High School

Which is the limiting reactant in the following reaction given 42.0 g of CO₂ reacts with 99.9 g of KOH?

\[ \text{CO}_2 + 2\text{KOH} \rightarrow \text{K}_2\text{CO}_3 + \text{H}_2\text{O} \]

Answer :

Final answer:

To determine the limiting reactant in the given reaction, we compare the number of moles of each reactant to their stoichiometric coefficients. By converting the masses of CO₂ and KOH to moles, we find that there is an excess of KOH and CO₂ is the limiting reactant.

Explanation:

To determine the limiting reactant, we need to compare the number of moles of each reactant to the stoichiometric coefficients in the balanced equation.
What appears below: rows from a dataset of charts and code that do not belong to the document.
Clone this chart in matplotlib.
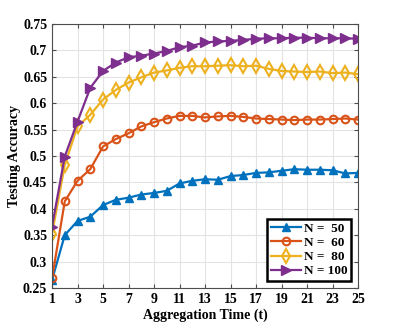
import numpy as np
import matplotlib
matplotlib.use("Agg")
from matplotlib import pyplot as plt

plt.rcParams['font.family'] = ['Liberation Serif', 'DejaVu Serif']
plt.rcParams['font.weight'] = 'bold'

t = list(range(1, 26))

acc_50 = [0.265, 0.350, 0.377, 0.385, 0.407, 0.417, 0.421, 0.427, 0.430, 0.434,
          0.448, 0.453, 0.456, 0.455, 0.462, 0.464, 0.468, 0.469, 0.472, 0.475,
          0.474, 0.474, 0.473, 0.467, 0.468]
acc_60 = [0.268, 0.414, 0.453, 0.475, 0.518, 0.532, 0.543, 0.556, 0.564, 0.571,
          0.576, 0.576, 0.573, 0.575, 0.576, 0.574, 0.571, 0.570, 0.569, 0.568,
          0.569, 0.569, 0.570, 0.571, 0.569]
acc_80 = [0.352, 0.483, 0.556, 0.578, 0.607, 0.625, 0.639, 0.649, 0.658, 0.662,
          0.667, 0.670, 0.670, 0.671, 0.672, 0.670, 0.671, 0.665, 0.661, 0.660,
          0.659, 0.660, 0.657, 0.658, 0.655]
acc_100 = [0.366, 0.499, 0.565, 0.629, 0.661, 0.677, 0.687, 0.690, 0.694, 0.699,
           0.706, 0.709, 0.715, 0.717, 0.718, 0.720, 0.722, 0.723, 0.723, 0.724,
           0.724, 0.723, 0.723, 0.723, 0.722]

labels = ['N =  50', 'N =  60', 'N =  80', 'N = 100']

fig = plt.figure(figsize=(3.95, 3.24), dpi=100)
ax = fig.add_axes([52/395, 1-288/324, 306/395, 264/324])

ax.plot(t, acc_50, color=(0, 0.447, 0.741), marker='^', ms=6, lw=1.6,
        label=labels[0])
ax.plot(t, acc_60, color=(0.85, 0.325, 0.098), marker='o', ms=5.5, mfc='none',
        mew=1.5, lw=1.6, label=labels[1])
ax.plot(t, acc_80, color=(0.929, 0.694, 0.125), marker='d', ms=7, mfc='none',
        mew=1.5, lw=1.6, label=labels[2])
ax.plot(t, acc_100, color=(0.494, 0.184, 0.556), marker='>', ms=7, lw=1.6,
        label=labels[3])

ax.set_xlim(1, 25)
ax.set_ylim(0.25, 0.75)
ax.set_xticks(range(1, 26, 2))
ax.set_yticks(np.arange(0.25, 0.76, 0.05))
ax.set_yticklabels(['0.25', '0.3', '0.35', '0.4', '0.45', '0.5', '0.55',
                    '0.6', '0.65', '0.7', '0.75'])
ax.grid(True, color='#e3e3e3', lw=0.8)
ax.set_axisbelow(True)
ax.tick_params(direction='in', top=True, right=True, labelsize=10,
               color='#4d4d4d', length=3)
for s in ax.spines.values():
    s.set_color('#4d4d4d')
    s.set_linewidth(0.8)

ax.set_xlabel('Aggregation Time (t)', fontsize=10, fontweight='bold', labelpad=2)
ax.set_ylabel('Testing Accuracy', fontsize=10, fontweight='bold', labelpad=1)

leg = ax.legend(loc='lower right', fontsize=9.5, fancybox=False,
                edgecolor='black', framealpha=1, handlelength=2.3,
                borderpad=0.3, labelspacing=0.15, handletextpad=0.2,
                borderaxespad=0.5)
leg.get_frame().set_linewidth(1.8)

fig.savefig('out.png', dpi=100)
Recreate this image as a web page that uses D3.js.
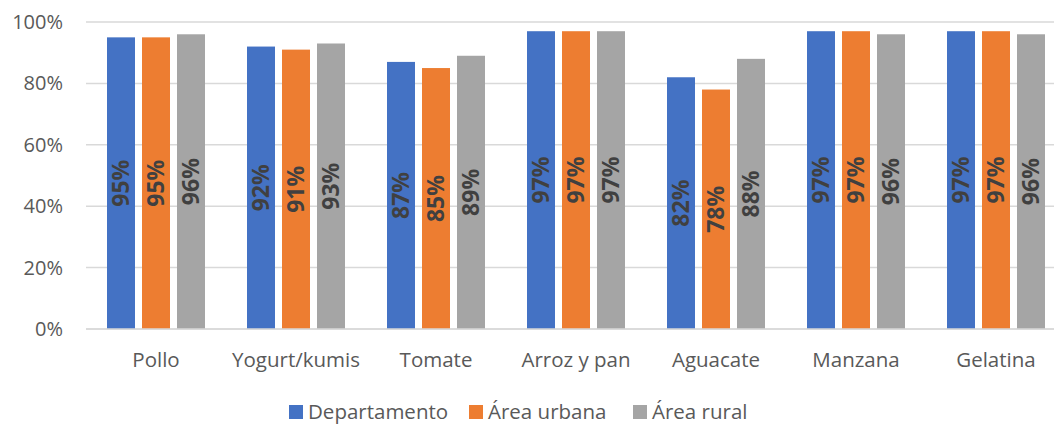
<!DOCTYPE html>
<html>
<head>
<meta charset="utf-8">
<script src="https://cdn.jsdelivr.net/npm/d3@7"></script>
<style>
  body { margin: 0; background: #fff; }
  svg { display: block; }
</style>
</head>
<body>
<div class="canva"><svg width="1054" height="425"></svg></div>
<script>
// data
const categories = ["Pollo", "Yogurt/kumis", "Tomate", "Arroz y pan", "Aguacate", "Manzana", "Gelatina"];
const seriesNames = ["Departamento", "Área urbana", "Área rural"];
const departamento = [95, 92, 87, 97, 82, 97, 97];
const urbana = [95, 91, 85, 97, 78, 97, 97];
const rural = [96, 93, 89, 97, 88, 96, 96];
const yTicks = [0, 20, 40, 60, 80, 100];
const colors = ["#4472C4", "#ED7D31", "#A5A5A5"];

const values = [departamento, urbana, rural];
const font = "'Open Sans', sans-serif";

const svg = d3.select(".canva").select("svg");

const x0 = d3.scaleBand().domain(categories).range([86, 1066]).padding(0);
const x1 = d3.scaleBand().domain(seriesNames).range([21, 119]).paddingInner(0.2).paddingOuter(0);
const y = d3.scaleLinear().domain([0, 100]).range([329, 22]);

// gridlines
svg.append("g")
  .selectAll("line")
  .data(yTicks)
  .enter().append("line")
  .attr("x1", 86)
  .attr("x2", 1066)
  .attr("y1", d => y(d))
  .attr("y2", d => y(d))
  .attr("stroke", "#D9D9D9")
  .attr("stroke-width", 1.5);

// y axis labels
const yAxis = svg.append("g")
  .attr("transform", "translate(63,0)")
  .call(d3.axisLeft(y).tickValues(yTicks).tickFormat(d => d + "%").tickSize(0).tickPadding(0));
yAxis.select(".domain").remove();
yAxis.selectAll("text")
  .attr("font-family", font)
  .attr("font-size", 20)
  .attr("fill", "#595959");

// bars
const groups = svg.append("g")
  .selectAll("g")
  .data(categories)
  .enter().append("g")
  .attr("transform", d => "translate(" + x0(d) + ",0)");

groups.selectAll("rect")
  .data((d, i) => seriesNames.map((s, j) => ({ s: s, v: values[j][i], j: j })))
  .enter().append("rect")
  .attr("x", d => x1(d.s))
  .attr("width", x1.bandwidth())
  .attr("y", d => y(d.v))
  .attr("height", d => y(0) - y(d.v))
  .attr("fill", d => colors[d.j]);

// value labels, rotated in the middle of the bar
groups.selectAll("text")
  .data((d, i) => seriesNames.map((s, j) => ({ s: s, v: values[j][i], j: j })))
  .enter().append("text")
  .text(d => d.v + "%")
  .attr("transform", d => {
    const cx = x1(d.s) + x1.bandwidth() / 2;
    const cy = (y(d.v) + y(0)) / 2;
    return "translate(" + cx + "," + cy + ") rotate(-90)";
  })
  .attr("text-anchor", "middle")
  .attr("dy", "0.36em")
  .attr("font-family", font)
  .attr("font-weight", "bold")
  .attr("font-size", 23)
  .attr("fill", "#404040");

// x axis line + labels
svg.append("line")
  .attr("x1", 86).attr("x2", 1066)
  .attr("y1", y(0)).attr("y2", y(0))
  .attr("stroke", "#D9D9D9")
  .attr("stroke-width", 1.5);

const xAxis = svg.append("g")
  .attr("transform", "translate(0,352)")
  .call(d3.axisBottom(x0).tickSize(0).tickPadding(0));
xAxis.select(".domain").remove();
xAxis.selectAll("text")
  .attr("font-family", font)
  .attr("font-size", 20.5)
  .attr("fill", "#595959");

// legend
const legendX = [289, 469, 633];
const legend = svg.append("g")
  .selectAll("g")
  .data(seriesNames)
  .enter().append("g")
  .attr("transform", (d, i) => "translate(" + legendX[i] + ",405)");
legend.append("rect")
  .attr("width", 14).attr("height", 14)
  .attr("fill", (d, i) => colors[i]);
legend.append("text")
  .text(d => d)
  .attr("x", 19)
  .attr("y", 14)
  .attr("font-family", font)
  .attr("font-size", 20.5)
  .attr("fill", "#595959");
</script>
</body>
</html>
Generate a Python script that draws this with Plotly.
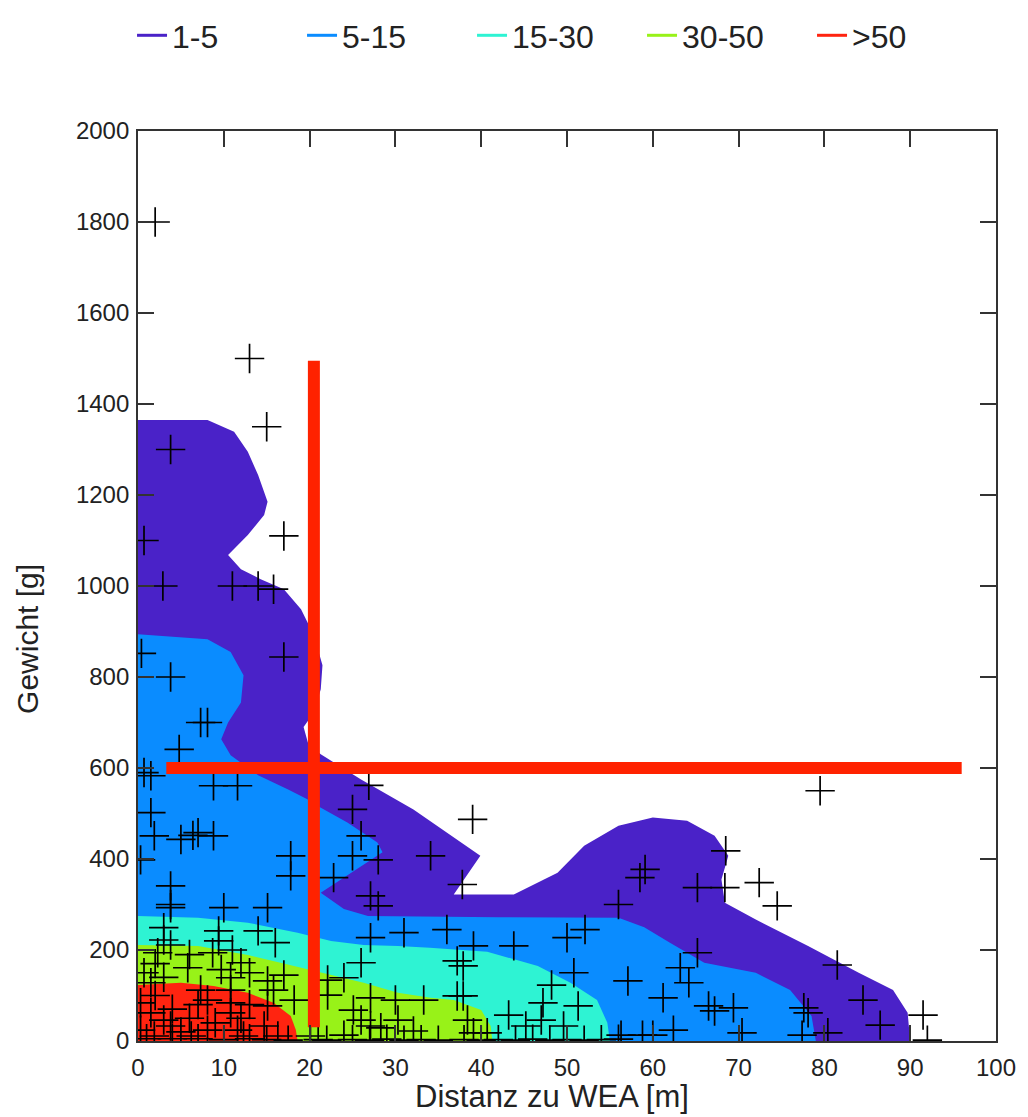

First, we convert the mass of CO₂ to moles using its molar mass:

42.0 g CO₂ * (1 mol CO₂ / 44.01 g CO₂) = 0.955 mol CO₂

Next, we convert the mass of KOH to moles using its molar mass:

99.9 g KOH * (1 mol KOH / 56.11 g KOH) = 1.78 mol KOH

According to the balanced equation, the stoichiometric ratio between CO₂ and KOH is 1:2. Therefore, for every 1 mole of CO₂, we need 2 moles of KOH. Comparing the number of moles we calculated, we can see that there is an excess of KOH, making it the excess reactant, and CO₂ is the limiting reactant.

Therefore, CO₂ is the limiting reactant in this reaction.